Did you notice money raining down in part three of the Spanish TV series “Money Heist” (Spanish: La casa de Papel, “The House of Paper”) on Netflix? A blimp flew over Madrid and showered money. These falling paper bills fluttered, tumbled and followed random trajectories while descending to the streets. The behaviour has a similarity with the falling of leaves from a tree, descent of snowflakes and path of tossed coins in fountains and wishing wells.
It is a wonder why Newton never addressed the behaviour of falling leaves from the apple tree in his garden at Woolsthorpe Manor. He did perform experiments by dropping glass spheres and inflated hog bladders from a cathedral in London. A look at the influence of air around falling leaves or freely falling paper strips or the behaviour of water around a flipped coin in a pool was to come later. It took another two hundred years before a 22-year-old James Clerk Maxwell paid heed to the physics around falling paper slips. He observed the flutter and explained the changes in pressure distribution around the strip and even referred to the resistance offered to the paper by the air around it. Similar is the nature of fall when coins are tossed in fountains, pools and rivers. Falling coins rotate, flutter, tumble and descend on different trajectories.
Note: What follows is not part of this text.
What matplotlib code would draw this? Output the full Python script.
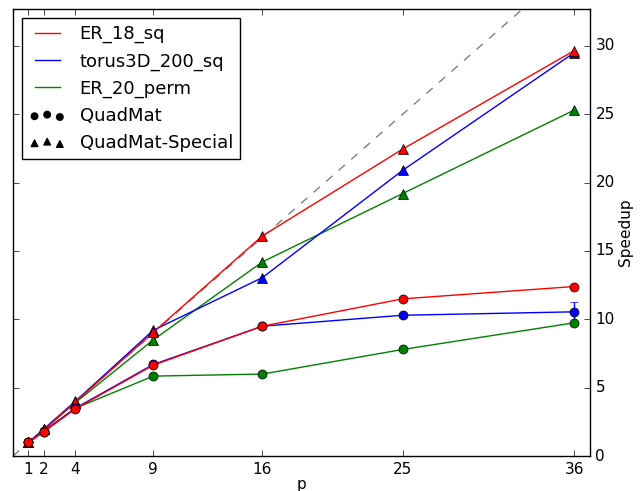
import matplotlib
matplotlib.use("Agg")
import matplotlib.pyplot as plt
import numpy as np

# processor counts
p = [1, 2, 4, 9, 16, 25, 36]

names = ["ER_18_sq", "torus3D_200_sq", "ER_20_perm"]
colors = ["r", "b", "g"]

# QuadMat speedups
quad_er18 = [1.0, 1.8, 3.45, 6.65, 9.5, 11.5, 12.4]
quad_torus = [1.0, 1.85, 3.5, 6.7, 9.5, 10.3, 10.55]
quad_er20 = [1.0, 1.8, 3.5, 5.85, 6.0, 7.8, 9.75]

# QuadMat-Special speedups
spec_er18 = [1.0, 1.95, 3.95, 9.05, 16.1, 22.45, 29.65]
spec_torus = [1.0, 2.0, 4.0, 9.2, 13.05, 20.9, 29.5]
spec_er20 = [1.0, 1.95, 3.9, 8.5, 14.2, 19.2, 25.3]

# error bars (only visible one is torus at p=36)
err_quad_torus = [0, 0, 0, 0, 0, 0.15, 0.7]


def main():
    plt.style.use("classic")
    fig = plt.figure(figsize=(6.44, 4.91), dpi=100, facecolor="white")
    ax = fig.add_axes([0.02, 0.071, 0.896, 0.911])

    ax.plot([0, 40], [0, 40], "--", color="grey")

    quads = [quad_er18, quad_torus, quad_er20]
    specs = [spec_er18, spec_torus, spec_er20]
    errs = [None, err_quad_torus, None]
    # draw red last so it sits on top, like the original
    rows = list(zip(names, colors, quads, specs, errs))[::-1]
    for name, c, q, s, e in rows:
        ax.errorbar(p, q, yerr=e, color=c, marker="o", ms=6.5, mec="k",
                    mfc=c, capsize=3, ecolor=c)
        ax.plot(p, s, color=c, marker="^", ms=6.5, mec="k", mfc=c)

    handles = []
    for name, c in zip(names, colors):
        h, = ax.plot([], [], color=c, label=name)
        handles.append(h)
    handles.append(ax.scatter([], [], c="k", marker="o", s=22,
                              label="QuadMat"))
    handles.append(ax.scatter([], [], c="k", marker="^", s=22,
                              label="QuadMat-Special"))
    ax.legend(handles=handles, loc="upper left", scatterpoints=3,
              numpoints=2, fontsize=13)

    ax.set_xlim(0, 37)
    ax.set_ylim(0, 32.7)
    ax.set_xticks(p)
    ax.set_yticks(range(0, 31, 5))
    ax.xaxis.set_ticks_position("both")
    ax.yaxis.set_ticks_position("both")
    ax.yaxis.set_label_position("right")
    ax.tick_params(labelleft=False, labelright=True, labelsize=11, pad=4)
    ax.set_xlabel("p", fontsize=11, labelpad=0)
    ax.set_ylabel("Speedup", fontsize=11, labelpad=2)

    fig.savefig("out.png", dpi=100, facecolor="white")


if __name__ == "__main__":
    main()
A common term used to emphasize the similarity in physics between air and water is ‘fluid’. The story of fluid dynamics can be woven using ‘inertia’ and ‘friction’ of the flowing medium as the central characters. The idea of friction in fluids was proposed by many scientists who contributed to the evolution of the physics of fluids. Newton being the first, followed by Poiseuille and Hagen. Later Stokes further emphasised the notion of friction in fluids. The physics of fluids was evolving, and newer ideas were included to aid a better understanding. When Reynolds demonstrated the onset of turbulence in flow and Prandtl explained the effect of viscosity close to the surfaces of an object immersed in the flow, newer insights in the understanding of external flows started taking shape. Now it is widely known that the storyline is influenced by the geometry of the object around which the flow happens. Inertia and viscosity swap the roles of being the main protagonist based on the size and shape of the object around which the flow is observed.
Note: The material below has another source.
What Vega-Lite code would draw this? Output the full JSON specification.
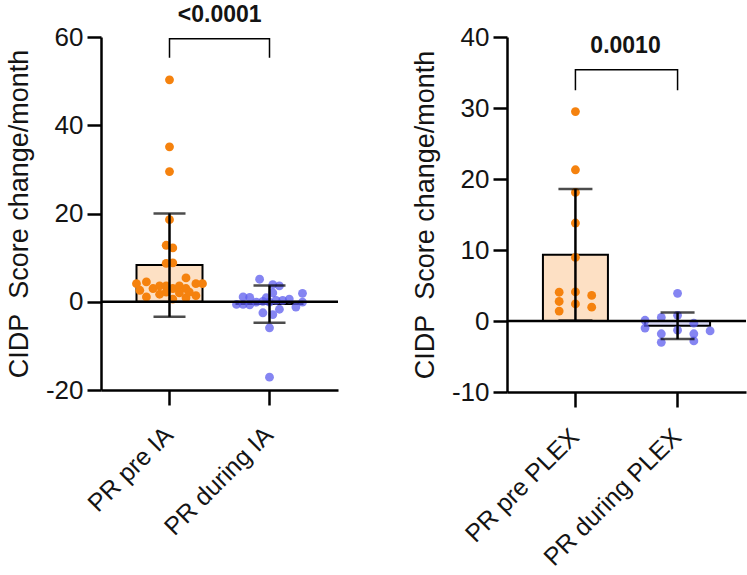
{
  "$schema": "https://vega.github.io/schema/vega-lite/v6.json",
  "padding": {"left": 5, "top": 3, "right": 0, "bottom": 0},
  "spacing": 71,
  "config": {
    "view": {"stroke": null},
    "font": "Liberation Sans",
    "axis": {
      "domainColor": "black", "domainWidth": 2.5, "tickColor": "black", "tickWidth": 2.5,
      "labelColor": "#141414", "titleColor": "#141414", "labelFont": "Liberation Sans", "titleFont": "Liberation Sans",
      "grid": false, "labelLimit": 400
    }
  },
  "datasets": {
    "ia": [
      {"cat": "PR pre IA", "kind": "pre", "v": 50.3, "slot": 0},
      {"cat": "PR pre IA", "kind": "pre", "v": 35.1, "slot": 0},
      {"cat": "PR pre IA", "kind": "pre", "v": 29.5, "slot": 0},
      {"cat": "PR pre IA", "kind": "pre", "v": 18.6, "slot": 0},
      {"cat": "PR pre IA", "kind": "pre", "v": 12.8, "slot": -1},
      {"cat": "PR pre IA", "kind": "pre", "v": 12.2, "slot": 1},
      {"cat": "PR pre IA", "kind": "pre", "v": 8.7, "slot": -1},
      {"cat": "PR pre IA", "kind": "pre", "v": 8.8, "slot": 1},
      {"cat": "PR pre IA", "kind": "pre", "v": 5.4, "slot": 5},
      {"cat": "PR pre IA", "kind": "pre", "v": 4.5, "slot": -7},
      {"cat": "PR pre IA", "kind": "pre", "v": 4.1, "slot": -10},
      {"cat": "PR pre IA", "kind": "pre", "v": 4.1, "slot": 10},
      {"cat": "PR pre IA", "kind": "pre", "v": 4.1, "slot": 8},
      {"cat": "PR pre IA", "kind": "pre", "v": 3.0, "slot": -5},
      {"cat": "PR pre IA", "kind": "pre", "v": 3.6, "slot": -3},
      {"cat": "PR pre IA", "kind": "pre", "v": 3.6, "slot": -1},
      {"cat": "PR pre IA", "kind": "pre", "v": 3.0, "slot": 1},
      {"cat": "PR pre IA", "kind": "pre", "v": 3.6, "slot": 3},
      {"cat": "PR pre IA", "kind": "pre", "v": 3.0, "slot": 5},
      {"cat": "PR pre IA", "kind": "pre", "v": 1.1, "slot": -7},
      {"cat": "PR pre IA", "kind": "pre", "v": 1.7, "slot": -3},
      {"cat": "PR pre IA", "kind": "pre", "v": 2.2, "slot": -1},
      {"cat": "PR pre IA", "kind": "pre", "v": 2.0, "slot": 3},
      {"cat": "PR pre IA", "kind": "pre", "v": 1.4, "slot": 8},
      {"cat": "PR pre IA", "kind": "pre", "v": 0.9, "slot": 5},
      {"cat": "PR pre IA", "kind": "pre", "v": 0.6, "slot": 1},
      {"cat": "PR pre IA", "kind": "pre", "v": 2.2, "slot": 6},
      {"cat": "PR pre IA", "kind": "pre", "v": 2.6, "slot": -9},
      {"cat": "PR during IA", "kind": "during", "v": 5.1, "slot": -3},
      {"cat": "PR during IA", "kind": "during", "v": 3.9, "slot": 1},
      {"cat": "PR during IA", "kind": "during", "v": 3.6, "slot": 3},
      {"cat": "PR during IA", "kind": "during", "v": 1.9, "slot": 10},
      {"cat": "PR during IA", "kind": "during", "v": 1.1, "slot": -8},
      {"cat": "PR during IA", "kind": "during", "v": 1.0, "slot": -6},
      {"cat": "PR during IA", "kind": "during", "v": 2.0, "slot": 1},
      {"cat": "PR during IA", "kind": "during", "v": 0.9, "slot": -1},
      {"cat": "PR during IA", "kind": "during", "v": -0.6, "slot": -10},
      {"cat": "PR during IA", "kind": "during", "v": -0.6, "slot": -8},
      {"cat": "PR during IA", "kind": "during", "v": -0.7, "slot": -6},
      {"cat": "PR during IA", "kind": "during", "v": -0.1, "slot": -4},
      {"cat": "PR during IA", "kind": "during", "v": 0.1, "slot": -2},
      {"cat": "PR during IA", "kind": "during", "v": -0.1, "slot": 0},
      {"cat": "PR during IA", "kind": "during", "v": 0.3, "slot": 2},
      {"cat": "PR during IA", "kind": "during", "v": 0.3, "slot": 4},
      {"cat": "PR during IA", "kind": "during", "v": 0.6, "slot": 6},
      {"cat": "PR during IA", "kind": "during", "v": -1.2, "slot": 8},
      {"cat": "PR during IA", "kind": "during", "v": -0.1, "slot": 10},
      {"cat": "PR during IA", "kind": "during", "v": -2.5, "slot": -2},
      {"cat": "PR during IA", "kind": "during", "v": -1.7, "slot": 3},
      {"cat": "PR during IA", "kind": "during", "v": -2.9, "slot": 1},
      {"cat": "PR during IA", "kind": "during", "v": -5.9, "slot": 0},
      {"cat": "PR during IA", "kind": "during", "v": -17.1, "slot": 0}
    ],
    "plex": [
      {"cat": "PR pre PLEX", "kind": "pre", "v": 29.5, "slot": 0},
      {"cat": "PR pre PLEX", "kind": "pre", "v": 21.3, "slot": 0},
      {"cat": "PR pre PLEX", "kind": "pre", "v": 18.1, "slot": 0},
      {"cat": "PR pre PLEX", "kind": "pre", "v": 13.8, "slot": 0},
      {"cat": "PR pre PLEX", "kind": "pre", "v": 8.95, "slot": 0},
      {"cat": "PR pre PLEX", "kind": "pre", "v": 4.05, "slot": -5},
      {"cat": "PR pre PLEX", "kind": "pre", "v": 4.1, "slot": 0},
      {"cat": "PR pre PLEX", "kind": "pre", "v": 3.6, "slot": 5},
      {"cat": "PR pre PLEX", "kind": "pre", "v": 2.75, "slot": -5},
      {"cat": "PR pre PLEX", "kind": "pre", "v": 2.4, "slot": 0},
      {"cat": "PR pre PLEX", "kind": "pre", "v": 1.95, "slot": 5},
      {"cat": "PR pre PLEX", "kind": "pre", "v": 1.4, "slot": -5},
      {"cat": "PR during PLEX", "kind": "during", "v": 3.9, "slot": 0},
      {"cat": "PR during PLEX", "kind": "during", "v": 0.1, "slot": -10},
      {"cat": "PR during PLEX", "kind": "during", "v": -1.0, "slot": -10},
      {"cat": "PR during PLEX", "kind": "during", "v": 0.5, "slot": -5},
      {"cat": "PR during PLEX", "kind": "during", "v": 0.8, "slot": 0},
      {"cat": "PR during PLEX", "kind": "during", "v": -0.3, "slot": 5},
      {"cat": "PR during PLEX", "kind": "during", "v": -1.3, "slot": 0},
      {"cat": "PR during PLEX", "kind": "during", "v": -1.8, "slot": -5},
      {"cat": "PR during PLEX", "kind": "during", "v": -1.8, "slot": 5},
      {"cat": "PR during PLEX", "kind": "during", "v": -1.4, "slot": 10},
      {"cat": "PR during PLEX", "kind": "during", "v": -3.0, "slot": -5},
      {"cat": "PR during PLEX", "kind": "during", "v": -2.8, "slot": 5}
    ]
  },
  "hconcat": [
    {
      "width": 237, "height": 353,
      "data": {"name": "ia"},
      "resolve": {"scale": {"xOffset": "independent"}},
      "layer": [
        {
          "mark": {"type": "bar", "stroke": "black", "strokeWidth": 2, "width": 66},
          "encoding": {
            "x": {"field": "cat", "type": "nominal", "title": null,
              "scale": {"domain": ["PR pre IA", "PR during IA"], "paddingInner": 0.34, "paddingOuter": 0.355},
              "axis": {"labelAngle": -45, "labelAlign": "right", "labelBaseline": "top", "labelFontSize": 25, "tickSize": 15, "labelPadding": 17, "labelOffset": -9}},
            "y": {"aggregate": "mean", "field": "v", "type": "quantitative", "title": "CIDP\u00a0 Score change/month",
              "scale": {"domain": [-20, 60], "nice": false, "zero": false},
              "axis": {"values": [-20, 0, 20, 40, 60], "labelExpr": "datum.value < 0 ? '-' + abs(datum.value) : '' + datum.value", "titleFontSize": 27, "titleFontWeight": "normal", "titlePadding": 12, "labelFontSize": 26, "tickSize": 14, "labelPadding": 4}},
            "fill": {"field": "kind", "type": "nominal", "scale": {"domain": ["pre", "during"], "range": ["#fde0c4", "#dadaf6"]}, "legend": null}
          }
        },
        {
          "mark": {"type": "circle", "size": 78, "opacity": 1},
          "encoding": {
            "x": {"field": "cat", "type": "nominal", "title": null},
            "xOffset": {"field": "slot", "type": "ordinal", "scale": {"domain": [-10,-9,-8,-7,-6,-5,-4,-3,-2,-1,0,1,2,3,4,5,6,7,8,9,10], "paddingInner": 0, "paddingOuter": 0}},
            "y": {"field": "v", "type": "quantitative", "title": "CIDP\u00a0 Score change/month"},
            "color": {"field": "kind", "type": "nominal", "scale": {"domain": ["pre", "during"], "range": ["#f5820e", "rgba(92,92,238,0.75)"]}, "legend": null}
          }
        },
        {
          "mark": {"type": "errorbar", "extent": "stdev", "color": "black", "rule": {"strokeWidth": 2.5}, "ticks": {"size": 32, "thickness": 2.5}},
          "encoding": {
            "x": {"field": "cat", "type": "nominal", "title": null},
            "y": {"field": "v", "type": "quantitative", "title": "CIDP\u00a0 Score change/month"}
          }
        },
        {
          "data": {"values": [{"z": 0}]},
          "mark": {"type": "rule", "color": "black", "strokeWidth": 2.5},
          "encoding": {"y": {"field": "z", "type": "quantitative", "title": "CIDP\u00a0 Score change/month"}}
        },
        {
          "data": {"values": [
            {"cat": "PR pre IA", "v": 55.3, "o": 1},
            {"cat": "PR pre IA", "v": 59.6, "o": 2},
            {"cat": "PR during IA", "v": 59.6, "o": 3},
            {"cat": "PR during IA", "v": 55.3, "o": 4}
          ]},
          "mark": {"type": "line", "color": "black", "strokeWidth": 1.5},
          "encoding": {
            "x": {"field": "cat", "type": "nominal", "title": null},
            "y": {"field": "v", "type": "quantitative", "title": "CIDP\u00a0 Score change/month"},
            "order": {"field": "o", "type": "quantitative"}
          }
        },
        {
          "data": {"values": [{"cat": "PR pre IA", "v": 65, "t": "<0.0001"}]},
          "mark": {"type": "text", "fontSize": 23, "fontWeight": "bold", "align": "center", "baseline": "middle", "color": "#141414"},
          "encoding": {
            "x": {"field": "cat", "type": "nominal", "title": null, "bandPosition": 1.26},
            "y": {"field": "v", "type": "quantitative", "title": "CIDP\u00a0 Score change/month"},
            "text": {"field": "t"}
          }
        }
      ]
    },
    {
      "width": 239, "height": 355,
      "data": {"name": "plex"},
      "resolve": {"scale": {"xOffset": "independent"}},
      "layer": [
        {
          "mark": {"type": "bar", "stroke": "black", "strokeWidth": 2, "width": 65},
          "encoding": {
            "x": {"field": "cat", "type": "nominal", "title": null,
              "scale": {"domain": ["PR pre PLEX", "PR during PLEX"], "paddingInner": 0.363, "paddingOuter": 0.3515},
              "axis": {"labelAngle": -45, "labelAlign": "right", "labelBaseline": "top", "labelFontSize": 25, "tickSize": 15, "labelPadding": 17, "labelOffset": -9}},
            "y": {"aggregate": "mean", "field": "v", "type": "quantitative", "title": "CIDP\u00a0 Score change/month",
              "scale": {"domain": [-10, 40], "nice": false, "zero": false},
              "axis": {"values": [-10, 0, 10, 20, 30, 40], "labelExpr": "datum.value < 0 ? '-' + abs(datum.value) : '' + datum.value", "titleFontSize": 27, "titleFontWeight": "normal", "titlePadding": 12, "labelFontSize": 26, "tickSize": 14, "labelPadding": 4}},
            "fill": {"field": "kind", "type": "nominal", "scale": {"domain": ["pre", "during"], "range": ["#fde0c4", "#dadaf6"]}, "legend": null}
          }
        },
        {
          "mark": {"type": "circle", "size": 78, "opacity": 1},
          "encoding": {
            "x": {"field": "cat", "type": "nominal", "title": null},
            "xOffset": {"field": "slot", "type": "ordinal", "scale": {"domain": [-10,-9,-8,-7,-6,-5,-4,-3,-2,-1,0,1,2,3,4,5,6,7,8,9,10], "paddingInner": 0, "paddingOuter": 0}},
            "y": {"field": "v", "type": "quantitative", "title": "CIDP\u00a0 Score change/month"},
            "color": {"field": "kind", "type": "nominal", "scale": {"domain": ["pre", "during"], "range": ["#f5820e", "rgba(92,92,238,0.75)"]}, "legend": null}
          }
        },
        {
          "mark": {"type": "errorbar", "extent": "stdev", "color": "black", "rule": {"strokeWidth": 2.5}, "ticks": {"size": 34, "thickness": 2.5}},
          "encoding": {
            "x": {"field": "cat", "type": "nominal", "title": null},
            "y": {"field": "v", "type": "quantitative", "title": "CIDP\u00a0 Score change/month"}
          }
        },
        {
          "data": {"values": [{"z": 0}]},
          "mark": {"type": "rule", "color": "black", "strokeWidth": 2.5},
          "encoding": {"y": {"field": "z", "type": "quantitative", "title": "CIDP\u00a0 Score change/month"}}
        },
        {
          "data": {"values": [
            {"cat": "PR pre PLEX", "v": 32.5, "o": 1},
            {"cat": "PR pre PLEX", "v": 35.4, "o": 2},
            {"cat": "PR during PLEX", "v": 35.4, "o": 3},
            {"cat": "PR during PLEX", "v": 32.5, "o": 4}
          ]},
          "mark": {"type": "line", "color": "black", "strokeWidth": 1.5},
          "encoding": {
            "x": {"field": "cat", "type": "nominal", "title": null},
            "y": {"field": "v", "type": "quantitative", "title": "CIDP\u00a0 Score change/month"},
            "order": {"field": "o", "type": "quantitative"}
          }
        },
        {
          "data": {"values": [{"cat": "PR pre PLEX", "v": 38.7, "t": "0.0010"}]},
          "mark": {"type": "text", "fontSize": 23, "fontWeight": "bold", "align": "center", "baseline": "middle", "color": "#141414"},
          "encoding": {
            "x": {"field": "cat", "type": "nominal", "title": null, "bandPosition": 1.27},
            "y": {"field": "v", "type": "quantitative", "title": "CIDP\u00a0 Score change/month"},
            "text": {"field": "t"}
          }
        }
      ]
    }
  ]
}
With recent advances in fluid dynamics, we can explain that the flow physics of a freely falling paper strip is influenced by its initial state, the size and symmetry of the falling paper strip, the density difference of falling paper and air, and the viscosity of the fluid. The flows separating at the edges of the strip roll in vortices leaving an unsteady trail behind the falling paper. This unsteadiness causes an imbalance in the forces acting on the paper strip. The extent of the force imbalance on the paper strip due to the flowing fluid around it causes it to fall steadily, flutter, rotate, tumble, drift, oscillate or stably fall. All these fall behaviours are direct outcomes of the interaction of the air and the paper strip. Similar interactions happen when a coin is tossed in a wishing well or a pool of water. Flow separates at the edge of the coin, vortices are formed and shed in the wake. The coin falls steadily, flutters, rotates or shows chaotic behaviour. The physics of these simple freely falling objects when extended to ice particles and snowflakes helps understand the fall behaviour of snowflakes and the nature of flow around them which aids in explaining their growth rates.
To appreciate the fall behaviour of a freely falling paper Maxwell used a paper strip with sides two inches long and one inch wide. You can try dropping paper strips of varied sizes and observing their fall. I suggest you cut a paper strip 1 cm wide and about 5 to 10 cm long and drop it from a height with the larger side slightly tilted away from the horizontal (and the flat face of the strip looking at you). You will be amazed by the fall behaviour. After the initial settling the paper will orient itself in one direction of fall and will start spinning around an axis parallel to the longest side (an example of autorotation). If you get the feel of the fall, you can use different shapes and enjoy the diverse fall behaviour of simple, harmless paper pieces and marvel at the complexity of the fluid dynamics of freely falling paper strip.
The understanding of fluid object interaction is of immense use in environmental science, atmospheric physics, insect flights and industrial needs. In meteorology, clarity about the fluid dynamics of falling objects helps establish the fate of ice particles and snowflakes in the atmosphere and in clouds.